Contoh nyata, sekolah yang membangun budaya 5S (Senyum, Sapa, Salam, Sopan, Santun) dan didukung keluarga yang menanamkan doa serta etika sosial sejak dini, akan melahirkan generasi muda yang tidak hanya pintar, tetapi juga beradab.

5. Refleksi dan Harapan

Generasi muda saat ini tidak kekurangan kecerdasan, tetapi sering kehilangan arah moral akibat derasnya pengaruh media dan hedonisme budaya. Oleh karena itu, pendidikan karakter perlu didesain bukan hanya sebagai kurikulum tambahan, melainkan sebagai gerakan moral kolektif.

Mem-booster adalah menggelorakan semangat kebaikan, sedangkan meng-empower adalah menumbuhkan daya tahan moral agar tidak goyah oleh godaan zaman. Keduanya saling melengkapi sebagai proses membangun generasi berakhlak mulia.

Kesimpulan

Untuk mendongkrak akhlak generasi muda, dibutuhkan sinergi antara dorongan (booster) dan pemberdayaan (empowerment) karakter. Pendidikan harus berfokus pada penguatan nilai melalui teladan, pembiasaan, refleksi, dan aksi nyata.
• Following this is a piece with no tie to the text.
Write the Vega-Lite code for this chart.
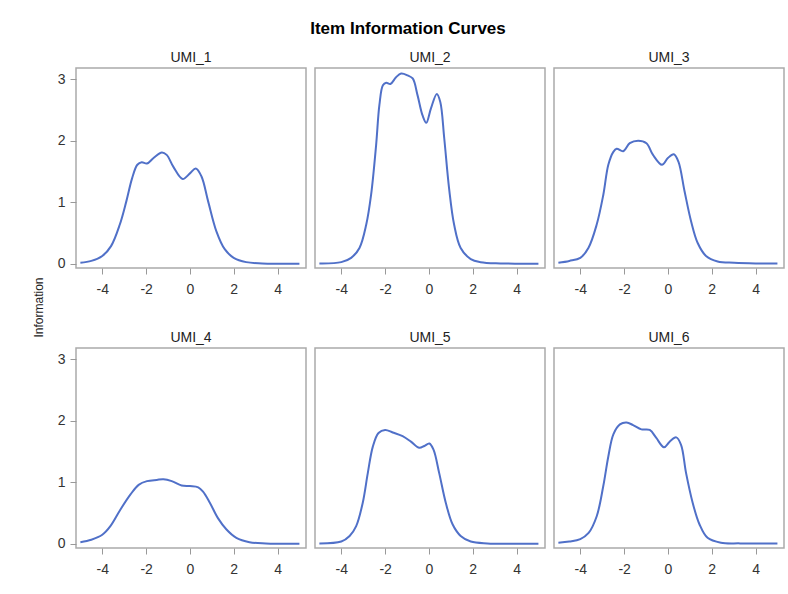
{
  "$schema": "https://vega.github.io/schema/vega-lite/v6.json",
  "padding": {"left": 31, "top": 20, "right": 5, "bottom": 5},
  "background": "white",
  "title": {"text": "Item Information Curves", "fontSize": 17, "fontWeight": "bold", "font": "Liberation Sans", "color": "#000000", "anchor": "middle", "frame": "bounds", "offset": 12},
  "data": {"values": [
    {"item":"UMI_1","theta":-5,"info":0.02},{"item":"UMI_1","theta":-4.5,"info":0.05},{"item":"UMI_1","theta":-4,"info":0.13},{"item":"UMI_1","theta":-3.6,"info":0.29},{"item":"UMI_1","theta":-3.2,"info":0.64},{"item":"UMI_1","theta":-2.9,"info":1.02},{"item":"UMI_1","theta":-2.64,"info":1.39},{"item":"UMI_1","theta":-2.4,"info":1.61},{"item":"UMI_1","theta":-2.2,"info":1.65},{"item":"UMI_1","theta":-1.96,"info":1.63},{"item":"UMI_1","theta":-1.66,"info":1.72},{"item":"UMI_1","theta":-1.28,"info":1.81},{"item":"UMI_1","theta":-1.06,"info":1.77},{"item":"UMI_1","theta":-0.76,"info":1.58},{"item":"UMI_1","theta":-0.33,"info":1.38},{"item":"UMI_1","theta":0,"info":1.47},{"item":"UMI_1","theta":0.27,"info":1.55},{"item":"UMI_1","theta":0.53,"info":1.42},{"item":"UMI_1","theta":0.83,"info":1.02},{"item":"UMI_1","theta":1.21,"info":0.53},{"item":"UMI_1","theta":1.59,"info":0.24},{"item":"UMI_1","theta":2.0,"info":0.1},{"item":"UMI_1","theta":2.57,"info":0.03},{"item":"UMI_1","theta":3.3,"info":0.01},{"item":"UMI_1","theta":4,"info":0.005},{"item":"UMI_1","theta":5,"info":0.005},
    {"item":"UMI_2","theta":-5,"info":0.01},{"item":"UMI_2","theta":-4,"info":0.03},{"item":"UMI_2","theta":-3.55,"info":0.1},{"item":"UMI_2","theta":-3.17,"info":0.26},{"item":"UMI_2","theta":-2.86,"info":0.64},{"item":"UMI_2","theta":-2.64,"info":1.12},{"item":"UMI_2","theta":-2.41,"info":1.93},{"item":"UMI_2","theta":-2.26,"info":2.58},{"item":"UMI_2","theta":-2.1,"info":2.9},{"item":"UMI_2","theta":-1.95,"info":2.94},{"item":"UMI_2","theta":-1.76,"info":2.92},{"item":"UMI_2","theta":-1.5,"info":3.03},{"item":"UMI_2","theta":-1.27,"info":3.09},{"item":"UMI_2","theta":-0.97,"info":3.06},{"item":"UMI_2","theta":-0.74,"info":3.01},{"item":"UMI_2","theta":-0.52,"info":2.74},{"item":"UMI_2","theta":-0.29,"info":2.41},{"item":"UMI_2","theta":-0.12,"info":2.29},{"item":"UMI_2","theta":0.09,"info":2.52},{"item":"UMI_2","theta":0.36,"info":2.76},{"item":"UMI_2","theta":0.52,"info":2.63},{"item":"UMI_2","theta":0.7,"info":2.04},{"item":"UMI_2","theta":0.92,"info":1.23},{"item":"UMI_2","theta":1.15,"info":0.64},{"item":"UMI_2","theta":1.45,"info":0.26},{"item":"UMI_2","theta":1.91,"info":0.08},{"item":"UMI_2","theta":2.36,"info":0.03},{"item":"UMI_2","theta":3.27,"info":0.01},{"item":"UMI_2","theta":4,"info":0.005},{"item":"UMI_2","theta":5,"info":0.005},
    {"item":"UMI_3","theta":-5,"info":0.02},{"item":"UMI_3","theta":-4.5,"info":0.05},{"item":"UMI_3","theta":-4,"info":0.1},{"item":"UMI_3","theta":-3.63,"info":0.26},{"item":"UMI_3","theta":-3.25,"info":0.64},{"item":"UMI_3","theta":-2.95,"info":1.12},{"item":"UMI_3","theta":-2.72,"info":1.61},{"item":"UMI_3","theta":-2.49,"info":1.82},{"item":"UMI_3","theta":-2.34,"info":1.87},{"item":"UMI_3","theta":-2.04,"info":1.83},{"item":"UMI_3","theta":-1.74,"info":1.96},{"item":"UMI_3","theta":-1.36,"info":2.0},{"item":"UMI_3","theta":-0.98,"info":1.96},{"item":"UMI_3","theta":-0.68,"info":1.77},{"item":"UMI_3","theta":-0.27,"info":1.61},{"item":"UMI_3","theta":0,"info":1.72},{"item":"UMI_3","theta":0.27,"info":1.78},{"item":"UMI_3","theta":0.48,"info":1.66},{"item":"UMI_3","theta":0.76,"info":1.18},{"item":"UMI_3","theta":1.06,"info":0.69},{"item":"UMI_3","theta":1.36,"info":0.34},{"item":"UMI_3","theta":1.74,"info":0.13},{"item":"UMI_3","theta":2.27,"info":0.04},{"item":"UMI_3","theta":3.02,"info":0.02},{"item":"UMI_3","theta":4,"info":0.01},{"item":"UMI_3","theta":5,"info":0.01},
    {"item":"UMI_4","theta":-5,"info":0.03},{"item":"UMI_4","theta":-4.5,"info":0.07},{"item":"UMI_4","theta":-4,"info":0.15},{"item":"UMI_4","theta":-3.63,"info":0.29},{"item":"UMI_4","theta":-3.17,"info":0.56},{"item":"UMI_4","theta":-2.72,"info":0.8},{"item":"UMI_4","theta":-2.34,"info":0.96},{"item":"UMI_4","theta":-1.96,"info":1.02},{"item":"UMI_4","theta":-1.51,"info":1.04},{"item":"UMI_4","theta":-1.21,"info":1.05},{"item":"UMI_4","theta":-0.83,"info":1.02},{"item":"UMI_4","theta":-0.38,"info":0.95},{"item":"UMI_4","theta":0,"info":0.94},{"item":"UMI_4","theta":0.38,"info":0.92},{"item":"UMI_4","theta":0.6,"info":0.85},{"item":"UMI_4","theta":0.91,"info":0.67},{"item":"UMI_4","theta":1.28,"info":0.42},{"item":"UMI_4","theta":1.66,"info":0.24},{"item":"UMI_4","theta":2.12,"info":0.1},{"item":"UMI_4","theta":2.72,"info":0.03},{"item":"UMI_4","theta":3.47,"info":0.01},{"item":"UMI_4","theta":5,"info":0.005},
    {"item":"UMI_5","theta":-5,"info":0.01},{"item":"UMI_5","theta":-4,"info":0.04},{"item":"UMI_5","theta":-3.62,"info":0.13},{"item":"UMI_5","theta":-3.32,"info":0.29},{"item":"UMI_5","theta":-3.02,"info":0.67},{"item":"UMI_5","theta":-2.79,"info":1.15},{"item":"UMI_5","theta":-2.56,"info":1.58},{"item":"UMI_5","theta":-2.3,"info":1.8},{"item":"UMI_5","theta":-2.0,"info":1.85},{"item":"UMI_5","theta":-1.65,"info":1.81},{"item":"UMI_5","theta":-1.2,"info":1.75},{"item":"UMI_5","theta":-0.82,"info":1.66},{"item":"UMI_5","theta":-0.44,"info":1.56},{"item":"UMI_5","theta":-0.21,"info":1.59},{"item":"UMI_5","theta":0.02,"info":1.63},{"item":"UMI_5","theta":0.21,"info":1.53},{"item":"UMI_5","theta":0.47,"info":1.15},{"item":"UMI_5","theta":0.77,"info":0.67},{"item":"UMI_5","theta":1.08,"info":0.32},{"item":"UMI_5","theta":1.45,"info":0.13},{"item":"UMI_5","theta":1.91,"info":0.04},{"item":"UMI_5","theta":2.67,"info":0.01},{"item":"UMI_5","theta":4,"info":0.005},{"item":"UMI_5","theta":5,"info":0.005},
    {"item":"UMI_6","theta":-5,"info":0.02},{"item":"UMI_6","theta":-4.5,"info":0.04},{"item":"UMI_6","theta":-4,"info":0.08},{"item":"UMI_6","theta":-3.62,"info":0.18},{"item":"UMI_6","theta":-3.25,"info":0.45},{"item":"UMI_6","theta":-2.95,"info":0.94},{"item":"UMI_6","theta":-2.72,"info":1.42},{"item":"UMI_6","theta":-2.49,"info":1.78},{"item":"UMI_6","theta":-2.19,"info":1.94},{"item":"UMI_6","theta":-1.89,"info":1.97},{"item":"UMI_6","theta":-1.59,"info":1.93},{"item":"UMI_6","theta":-1.21,"info":1.86},{"item":"UMI_6","theta":-0.83,"info":1.85},{"item":"UMI_6","theta":-0.53,"info":1.72},{"item":"UMI_6","theta":-0.18,"info":1.57},{"item":"UMI_6","theta":0.08,"info":1.66},{"item":"UMI_6","theta":0.38,"info":1.73},{"item":"UMI_6","theta":0.6,"info":1.61},{"item":"UMI_6","theta":0.83,"info":1.15},{"item":"UMI_6","theta":1.13,"info":0.67},{"item":"UMI_6","theta":1.44,"info":0.32},{"item":"UMI_6","theta":1.81,"info":0.1},{"item":"UMI_6","theta":2.42,"info":0.02},{"item":"UMI_6","theta":3.3,"info":0.01},{"item":"UMI_6","theta":5,"info":0.01}
  ]},
  "concat": [
    {"width": 230, "height": 200, "title": {"text": "UMI_1"}, "transform": [{"filter": {"field": "item", "equal": "UMI_1"}}],
     "mark": {"type": "line", "interpolate": "catmull-rom"},
     "encoding": {"x": {"field": "theta", "type": "quantitative", "scale": {"domain": [-5.2, 5.3], "nice": false, "zero": false}, "axis": {"values": [-4,-2,0,2,4], "title": null}},
                  "y": {"field": "info", "type": "quantitative", "scale": {"domain": [-0.065, 3.18], "nice": false, "zero": false}, "axis": {"values": [0,1,2,3], "title": "Information", "titleX": -31, "titleY": 239}}}},
    {"width": 230, "height": 200, "title": {"text": "UMI_2"}, "transform": [{"filter": {"field": "item", "equal": "UMI_2"}}],
     "mark": {"type": "line", "interpolate": "catmull-rom"},
     "encoding": {"x": {"field": "theta", "type": "quantitative", "scale": {"domain": [-5.2, 5.3], "nice": false, "zero": false}, "axis": {"values": [-4,-2,0,2,4], "title": null}},
                  "y": {"field": "info", "type": "quantitative", "scale": {"domain": [-0.065, 3.18], "nice": false, "zero": false}, "axis": null}}},
    {"width": 230, "height": 200, "title": {"text": "UMI_3"}, "transform": [{"filter": {"field": "item", "equal": "UMI_3"}}],
     "mark": {"type": "line", "interpolate": "catmull-rom"},
     "encoding": {"x": {"field": "theta", "type": "quantitative", "scale": {"domain": [-5.2, 5.3], "nice": false, "zero": false}, "axis": {"values": [-4,-2,0,2,4], "title": null}},
                  "y": {"field": "info", "type": "quantitative", "scale": {"domain": [-0.065, 3.18], "nice": false, "zero": false}, "axis": null}}},
    {"width": 230, "height": 200, "title": {"text": "UMI_4"}, "transform": [{"filter": {"field": "item", "equal": "UMI_4"}}],
     "mark": {"type": "line", "interpolate": "catmull-rom"},
     "encoding": {"x": {"field": "theta", "type": "quantitative", "scale": {"domain": [-5.2, 5.3], "nice": false, "zero": false}, "axis": {"values": [-4,-2,0,2,4], "title": null}},
                  "y": {"field": "info", "type": "quantitative", "scale": {"domain": [-0.065, 3.18], "nice": false, "zero": false}, "axis": {"values": [0,1,2,3], "title": null}}}},
    {"width": 230, "height": 200, "title": {"text": "UMI_5"}, "transform": [{"filter": {"field": "item", "equal": "UMI_5"}}],
     "mark": {"type": "line", "interpolate": "catmull-rom"},
     "encoding": {"x": {"field": "theta", "type": "quantitative", "scale": {"domain": [-5.2, 5.3], "nice": false, "zero": false}, "axis": {"values": [-4,-2,0,2,4], "title": null}},
                  "y": {"field": "info", "type": "quantitative", "scale": {"domain": [-0.065, 3.18], "nice": false, "zero": false}, "axis": null}}},
    {"width": 230, "height": 200, "title": {"text": "UMI_6"}, "transform": [{"filter": {"field": "item", "equal": "UMI_6"}}],
     "mark": {"type": "line", "interpolate": "catmull-rom"},
     "encoding": {"x": {"field": "theta", "type": "quantitative", "scale": {"domain": [-5.2, 5.3], "nice": false, "zero": false}, "axis": {"values": [-4,-2,0,2,4], "title": null}},
                  "y": {"field": "info", "type": "quantitative", "scale": {"domain": [-0.065, 3.18], "nice": false, "zero": false}, "axis": null}}}
  ],
  "columns": 3,
  "spacing": {"row": 80, "column": 9},
  "bounds": "flush",
  "config": {
    "font": "Liberation Sans",
    "view": {"stroke": "#aaaaaa", "strokeWidth": 1.5},
    "line": {"color": "#5070c8", "strokeWidth": 2},
    "title": {"fontSize": 14, "fontWeight": "normal", "color": "#222222", "frame": "group", "offset": 3},
    "axis": {"grid": false, "domain": false, "tickColor": "#999999", "tickSize": 6, "labelFontSize": 14, "labelColor": "#333333", "titleFontSize": 12, "titleFontWeight": "normal", "titleColor": "#222222", "labelExpr": "'' + datum.value"},
    "axisX": {"labelPadding": 8},
    "axisY": {"labelPadding": 5}
  }
}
Seperti kata Ki Hajar Dewantara, “Ing ngarsa sung tulada, ing madya mangun karsa, tut wuri handayani.”
Teladan di depan, dorongan di tengah, dan pemberdayaan di belakang — itulah prinsip sejati dalam membentuk karakter dan akhlak generasi penerus bangsa.

Daftar Pustaka
1. Lickona, T. (1991). Educating for Character: How Our Schools Can Teach Respect and Responsibility. Bantam Books.
2. Bandura, A. (1977). Social Learning Theory. Prentice-Hall.
3. Al-Ghazali. (2005). Ihya Ulumuddin. Beirut: Dar al-Fikr.
4. Freire, P. (1970). Pedagogy of the Oppressed. New York: Continuum.
5. Dewantara, Ki Hajar. (1962). Pendidikan. Yogyakarta: Taman Siswa.